# Another *Need Help Finding a comic*



## xXSilverTigerXx (Dec 29, 2013)

Looking for a web comic/graphic novel that someone did over 9 years ago. I only got through the first 5 pages or so, so i have no idea whether it is yiff or not. Probably rated mature if nothing else. One of the first comics that got me into anthros because of the art, but i never even read it.
I believe it started off as basic drawings of an anthro wolf of a tribe(spear/village/loin cloth, that type of stuff) and started explaining his life as he walked to the small ceremony that his younger cousin/sister was having, celebrating her first 'bleeding'. That was the last page i got to as i realized it was probably turning into something that was not safe to look at on the high-school computers. 
This could have been simple deviant art, an actual webcomic, or a graphic novel. I just know it started having some story to it and i have never seen it again. It might not even be anthro wolves, but just canines(pretty sure its wolves, but have had no luck finding it). But type in tribe in google and its just tribal tatoos. >.<
Appreciate any help. 
Thankyou


----------



## Matt Conner (Dec 29, 2013)

Sounds like the setup to some Jay Naylor comic, in which case you won't find the full thing online and you'll have to buy it.
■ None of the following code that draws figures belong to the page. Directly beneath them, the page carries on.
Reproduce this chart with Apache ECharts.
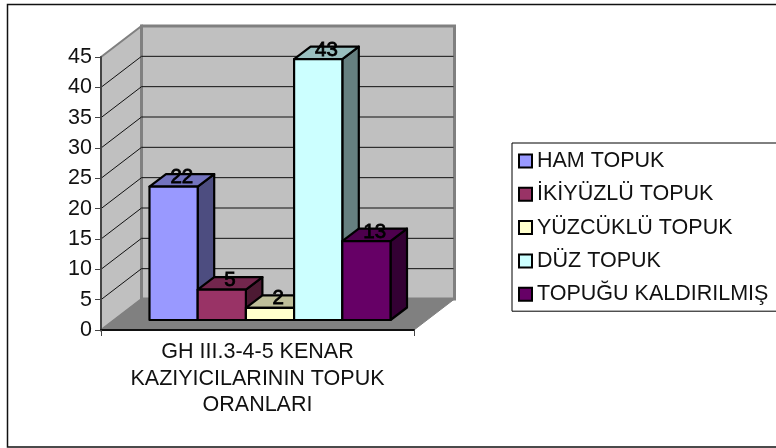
<!DOCTYPE html>
<html><head><meta charset="utf-8">
<style>html,body{margin:0;padding:0;background:#fff;overflow:hidden}#c{width:776px;height:448px}</style>
<script src="https://cdn.jsdelivr.net/npm/echarts@6/dist/echarts.min.js"></script>
</head><body><div id="c"></div>
<script>
const categories = ['GH III.3-4-5 KENAR\nKAZIYICILARININ TOPUK\nORANLARI'];
const seriesNames = ['HAM TOPUK','İKİYÜZLÜ TOPUK','YÜZCÜKLÜ TOPUK','DÜZ TOPUK','TOPUĞU KALDIRILMIŞ'];
const seriesValues = [22,5,2,43,13];
const frontColors = ['#9999FF','#993366','#FFFFCC','#CCFFFF','#660066'];
const sideColors = ['#4D4D80','#4D1A33','#808066','#668080','#330033'];
const topColors = ['#7373BF','#73264D','#BFBF99','#99BFBF','#4D004D'];
const yTicks = [0,5,10,15,20,25,30,35,40,45];
const FONT = '"Liberation Sans", Arial, sans-serif';
const DX = 40.5, DY = 31;        // wall depth
const BX = 16.5, BY = 12.5;      // bar depth
const OX = 12.5, OY = 10;        // bar inset from the front plane
const BAND_W = 0.154;            // bar width as share of the category band

function wallItem(params, api){
  const cs = params.coordSys;
  const l = cs.x, r = cs.x + cs.width, t = cs.y, b = cs.y + cs.height;
  const children = [
    {type:'polygon',shape:{points:[[l,t],[l+DX,t-DY],[l+DX,b-DY],[l,b]]},style:{fill:'#C0C0C0',stroke:'#808080',lineWidth:2}},
    {type:'polygon',shape:{points:[[l+DX,t-DY],[r+DX,t-DY],[r+DX,b-DY],[l+DX,b-DY]]},style:{fill:'#C0C0C0',stroke:'#808080',lineWidth:3}},
    {type:'polygon',shape:{points:[[l,b],[l+DX,b-DY],[r+DX,b-DY],[r,b]]},style:{fill:'#808080',stroke:'#808080',lineWidth:1}}
  ];
  yTicks.forEach(v=>{
    if(v===0||v===45) return;
    const y = api.coord([0,v])[1];
    children.push({type:'polyline',shape:{points:[[l,y],[l+DX,y-DY],[r+DX-1,y-DY]]},style:{fill:null,stroke:'#111',lineWidth:1}});
  });
  return {type:'group',children};
}
function barItem(idx){
  return function(params, api){
    const band = api.size([1,0])[0];
    const w = band*BAND_W;
    const base = api.coord([0,0]);
    const top = api.coord([0,api.value(1)]);
    const x0 = base[0]-w*seriesValues.length/2 + w*idx + OX;
    const x1 = x0+w;
    const y0 = base[1]-OY, y1 = top[1]-OY;
    const st = f=>({fill:f,stroke:'#000',lineWidth:2.2,lineJoin:'round'});
    return {type:'group',children:[
      {type:'polygon',shape:{points:[[x1,y0],[x1+BX,y0-BY],[x1+BX,y1-BY],[x1,y1]]},style:st(sideColors[idx])},
      {type:'polygon',shape:{points:[[x0,y1],[x0+BX,y1-BY],[x1+BX,y1-BY],[x1,y1]]},style:st(topColors[idx])},
      {type:'rect',shape:{x:x0,y:y1,width:w,height:y0-y1},style:st(frontColors[idx])},
      {type:'text',z2:50,style:{x:(x0+x1)/2+BX/2,y:y1-BY/2-3,text:String(api.value(1)),fill:'#000',font:'20.5px '+FONT,stroke:'#000',lineWidth:0.8,align:'center',verticalAlign:'middle'}}
    ]};
  };
}
const series = [{
  type:'custom',name:'walls',silent:true,clip:false,z:1,coordinateSystem:'cartesian2d',
  data:[[0,0]],renderItem:wallItem
}].concat(seriesNames.map((n,i)=>({
  type:'custom',name:n,clip:false,z:2+i,coordinateSystem:'cartesian2d',
  itemStyle:{color:frontColors[i]},
  encode:{x:0,y:1},
  data:[[0,seriesValues[i]]],renderItem:barItem(i)
})));
const chart = echarts.init(document.getElementById('c'),null,{renderer:'canvas'});
chart.setOption({
  animation:false,backgroundColor:'#fff',
  graphic:[{type:'rect',z:-1,shape:{x:7.5,y:4.5,width:820,height:442.5},style:{fill:'#fff',stroke:'#111',lineWidth:1.5}}],
  grid:{left:101,top:57,width:313,height:273,containLabel:false},
  xAxis:{type:'category',data:categories,
    axisLine:{show:true,lineStyle:{color:'#111',width:2}},
    axisTick:{show:true,length:6,alignWithLabel:false,lineStyle:{color:'#444',width:1}},
    axisLabel:{interval:0,color:'#111',fontFamily:FONT,fontSize:21.5,lineHeight:26.5,margin:9,align:'center'},
    z:20},
  yAxis:{type:'value',min:0,max:45,interval:5,
    axisLine:{show:true,onZero:false,lineStyle:{color:'#444',width:2}},
    axisTick:{show:true,length:6,lineStyle:{color:'#444',width:1}},
    axisLabel:{color:'#111',fontFamily:FONT,fontSize:21.5,margin:9},
    splitLine:{show:false},z:20},
  legend:{show:true,orient:'vertical',left:512,top:143,padding:[7,40,6,6],
    data:seriesNames,itemWidth:13,itemHeight:13,itemGap:11.3,
    backgroundColor:'#fff',borderColor:'#000',borderWidth:1,
    icon:'rect',selectedMode:false,
    itemStyle:{borderColor:'#000',borderWidth:2},
    textStyle:{color:'#111',fontFamily:FONT,fontSize:21.5,lineHeight:20}},
  series
});
</script></body></html>
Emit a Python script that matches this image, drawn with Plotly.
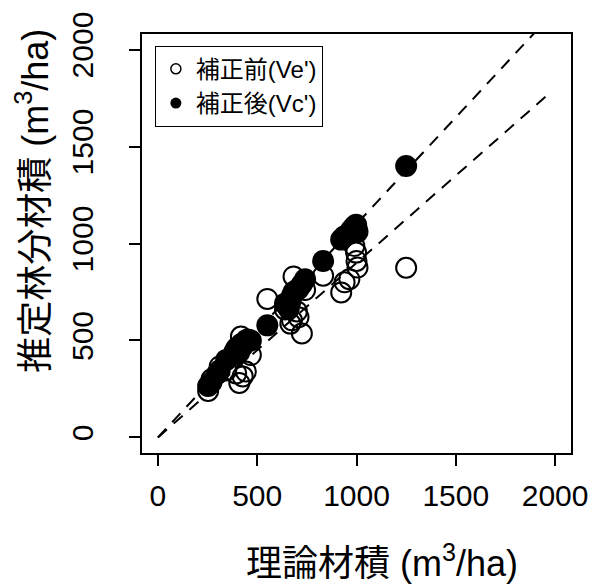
import plotly.graph_objects as go

# Theoretical stand volume (m3/ha) for each plot
theory = [253, 270, 300, 311, 344, 385, 394, 410, 418, 427, 443, 452, 468,
          551, 640, 659, 667, 675, 683, 700, 708, 725, 741, 832,
          923, 940, 964, 973, 989, 998, 1000, 1005, 1250]
# Estimated stand volume before correction (Ve')
before = [240, 300, 330, 366, 345, 440, 330, 281, 520, 315, 340, 505, 425,
          714, 660, 700, 587, 604, 830, 650, 620, 536, 760, 834,
          748, 800, 816, 1060, 987, 953, 910, 876, 875]
# Estimated stand volume after correction (Vc')
after = [265, 285, 330, 345, 400, 425, 459, 440, 480, 470, 500, 502, 500,
         578, 690, 663, 700, 731, 750, 760, 765, 790, 816, 910,
         1020, 1038, 1050, 1070, 1089, 1097, 1080, 1060, 1400]

# Fitted proportional lines through the origin
fit_x = [0, 1975]
slope_after = 1.10
slope_before = 0.90

tick_vals = [0, 500, 1000, 1500, 2000]
tick_text = ["0", "500", "1000", "1500", "2000"]

series_names = ["補正前(Ve')", "補正後(Vc')"]

latin = "Liberation Sans, Arial, Noto Sans CJK JP, sans-serif"

fig = go.Figure()

open_marker = dict(symbol="circle-open", size=20, color="black",
                   line=dict(width=2, color="black"))
solid_marker = dict(symbol="circle", size=22, color="black", line=dict(width=0))

fig.add_trace(go.Scatter(x=theory, y=before, mode="markers", name=series_names[0],
                         marker=open_marker, showlegend=False))
fig.add_trace(go.Scatter(x=theory, y=after, mode="markers", name=series_names[1],
                         marker=solid_marker, showlegend=False))
for s in (slope_after, slope_before):
    fig.add_trace(go.Scatter(
        x=fit_x, y=[v * s for v in fit_x], mode="lines", showlegend=False,
        line=dict(color="black", width=2, dash="12px,9px"),
        hoverinfo="skip",
    ))

# Legend keys drawn with small symbols
fig.add_trace(go.Scatter(x=[None], y=[None], mode="markers", name=series_names[0],
                         marker=dict(symbol="circle-open", size=10, color="black",
                                     line=dict(width=1.5, color="black"))))
fig.add_trace(go.Scatter(x=[None], y=[None], mode="markers", name=series_names[1],
                         marker=dict(symbol="circle", size=11, color="black",
                                     line=dict(width=0))))

axis_common = dict(
    range=[-80, 2080], tickvals=tick_vals, ticktext=tick_text,
    showgrid=False, zeroline=False, showline=True, linecolor="black",
    linewidth=2, mirror=True, ticks="outside", ticklen=11, tickwidth=2,
    tickcolor="black", tickfont=dict(family=latin, size=30, color="black"),
)

fig.update_layout(
    width=600, height=585,
    margin=dict(l=142, r=22, t=29, b=132),
    paper_bgcolor="white", plot_bgcolor="white",
    xaxis=dict(**axis_common, ticklabelstandoff=4),
    yaxis=dict(**axis_common, tickangle=-90, ticklabelstandoff=24),
    showlegend=True,
    legend=dict(
        x=0.03, y=0.972, xanchor="left", yanchor="top",
        bgcolor="white", bordercolor="black", borderwidth=1,
        font=dict(family=latin, size=24, color="black"),
        itemsizing="trace",
    ),
    annotations=[
        dict(text="理論材積 (m<sup>3</sup>/ha)", xref="paper", yref="paper",
             x=0.56, y=-0.257, xanchor="center", yanchor="middle",
             showarrow=False, font=dict(family=latin, size=36, color="black")),
        dict(text="推定林分材積 (m<sup>3</sup>/ha)", xref="paper", yref="paper",
             x=-0.255, y=0.601, xanchor="center", yanchor="middle", textangle=-90,
             showarrow=False, font=dict(family=latin, size=36, color="black")),
    ],
)

fig.write_html("out.html")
You can try your luck by searching his name on e621.net or something, though.


----------



## Sarcastic Coffeecup (Dec 29, 2013)

Sounds a lot like a comic I've seen on 4chan. Probably Naylor's.


----------



## xXSilverTigerXx (Dec 30, 2013)

I'm familiar with Jay Naylor's work. His work feels a lot smoother. But i did check it out again to be sure, and its not it. 
I can't remember if the comic was in color or black&white(with shades). It didn't have a yiff feel to it, just felt inappropriate for school computers. But like i mentioned, i didn't get far.


----------